Frank Sommers: Why not expose the XQuery interface to the clients?
Jonathan Robie: Because clients are typically not that trusted. You don't want clients to be invoking and executing XQueries directly, because you don't trust them enough to give them database connections, for example.
The servlet would typically operate in the middle tier. And in this example you can write your data services in XQuery. Your data access layer is going to use these XQueries whenever you want to get at data, but the client knows just the name of the query, and the parameters for the query. Those are specified in the URL. That's all your client ever finds out about the query. The query lives in a secure place.
Frank Sommers: One reason developers transform data into an object model is to be able to use all the tools and APIs of a programming language to interact with that data. Most developers certainly don't like to work directly with XML. What sort of tools are available to work with XQuery that allows a developer to stay within his familiar coding environment and language?

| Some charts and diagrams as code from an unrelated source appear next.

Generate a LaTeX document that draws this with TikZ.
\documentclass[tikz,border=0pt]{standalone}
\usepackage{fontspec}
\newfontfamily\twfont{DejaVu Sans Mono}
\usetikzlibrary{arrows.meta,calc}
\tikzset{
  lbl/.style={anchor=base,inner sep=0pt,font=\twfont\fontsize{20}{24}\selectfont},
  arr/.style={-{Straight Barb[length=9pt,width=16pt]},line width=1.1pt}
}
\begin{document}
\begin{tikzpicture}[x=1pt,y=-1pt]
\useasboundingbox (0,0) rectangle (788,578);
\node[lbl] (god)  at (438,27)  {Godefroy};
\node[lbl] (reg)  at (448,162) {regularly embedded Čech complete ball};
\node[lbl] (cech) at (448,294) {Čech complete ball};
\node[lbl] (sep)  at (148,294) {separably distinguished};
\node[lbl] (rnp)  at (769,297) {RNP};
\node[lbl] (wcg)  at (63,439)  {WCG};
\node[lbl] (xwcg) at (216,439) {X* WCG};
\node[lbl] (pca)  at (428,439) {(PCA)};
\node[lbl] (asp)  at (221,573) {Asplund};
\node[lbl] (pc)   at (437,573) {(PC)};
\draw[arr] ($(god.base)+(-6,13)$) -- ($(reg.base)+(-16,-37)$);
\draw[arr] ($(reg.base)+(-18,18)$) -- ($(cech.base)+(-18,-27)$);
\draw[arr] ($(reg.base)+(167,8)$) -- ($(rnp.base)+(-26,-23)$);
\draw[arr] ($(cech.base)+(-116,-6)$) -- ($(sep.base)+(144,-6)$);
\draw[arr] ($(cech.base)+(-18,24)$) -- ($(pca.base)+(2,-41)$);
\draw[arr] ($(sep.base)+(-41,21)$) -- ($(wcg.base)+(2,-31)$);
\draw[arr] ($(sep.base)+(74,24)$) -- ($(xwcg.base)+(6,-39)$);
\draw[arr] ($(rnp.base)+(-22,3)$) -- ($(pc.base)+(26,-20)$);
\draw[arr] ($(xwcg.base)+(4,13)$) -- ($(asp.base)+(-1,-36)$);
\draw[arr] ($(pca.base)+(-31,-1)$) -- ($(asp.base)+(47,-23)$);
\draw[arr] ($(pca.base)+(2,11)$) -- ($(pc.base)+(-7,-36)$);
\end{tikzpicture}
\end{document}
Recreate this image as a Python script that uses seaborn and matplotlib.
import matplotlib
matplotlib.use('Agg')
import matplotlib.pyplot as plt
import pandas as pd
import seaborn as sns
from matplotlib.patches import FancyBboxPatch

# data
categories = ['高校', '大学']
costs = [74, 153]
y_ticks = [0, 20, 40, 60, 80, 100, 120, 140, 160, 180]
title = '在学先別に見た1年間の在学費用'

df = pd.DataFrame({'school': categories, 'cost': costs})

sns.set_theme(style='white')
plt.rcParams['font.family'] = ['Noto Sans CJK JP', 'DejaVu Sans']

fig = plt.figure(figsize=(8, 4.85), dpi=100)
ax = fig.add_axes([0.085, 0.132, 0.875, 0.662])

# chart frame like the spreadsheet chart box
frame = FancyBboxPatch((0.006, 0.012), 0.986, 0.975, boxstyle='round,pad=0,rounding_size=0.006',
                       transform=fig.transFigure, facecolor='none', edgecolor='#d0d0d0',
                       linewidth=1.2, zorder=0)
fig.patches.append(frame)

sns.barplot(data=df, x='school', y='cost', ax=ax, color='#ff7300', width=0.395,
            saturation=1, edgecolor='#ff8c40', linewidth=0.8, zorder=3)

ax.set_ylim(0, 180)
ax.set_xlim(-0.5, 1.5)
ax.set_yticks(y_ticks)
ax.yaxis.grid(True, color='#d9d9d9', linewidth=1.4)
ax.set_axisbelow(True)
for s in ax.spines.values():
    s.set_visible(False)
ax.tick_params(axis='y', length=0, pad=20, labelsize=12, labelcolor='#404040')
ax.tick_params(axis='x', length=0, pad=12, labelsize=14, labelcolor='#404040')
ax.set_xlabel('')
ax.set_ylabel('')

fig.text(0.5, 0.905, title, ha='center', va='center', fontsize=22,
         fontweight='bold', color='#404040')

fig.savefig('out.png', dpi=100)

Jonathan Robie: There are many development tools for working with XQuery. Stylus Studio is one that we [DataDirect] do. All the big-name, general-purpose IDEs for XML support XQuery—Stylus Studio, Altova, OxyGen.
We are unique in that we have the ability to define pipelines, and deploy pipelines as Java: You can take one XML process and pipe it into another one, and design that all graphically, and then generate a Java program that implements that. We also have an XQuery debugger.
There are also plug-ins for XQuery into Eclipse. You can drag and drop data sources and create an XQuery that way. You can test that, and once you like the results, you can create an XQJ program, a skeleton Java program that executes that query.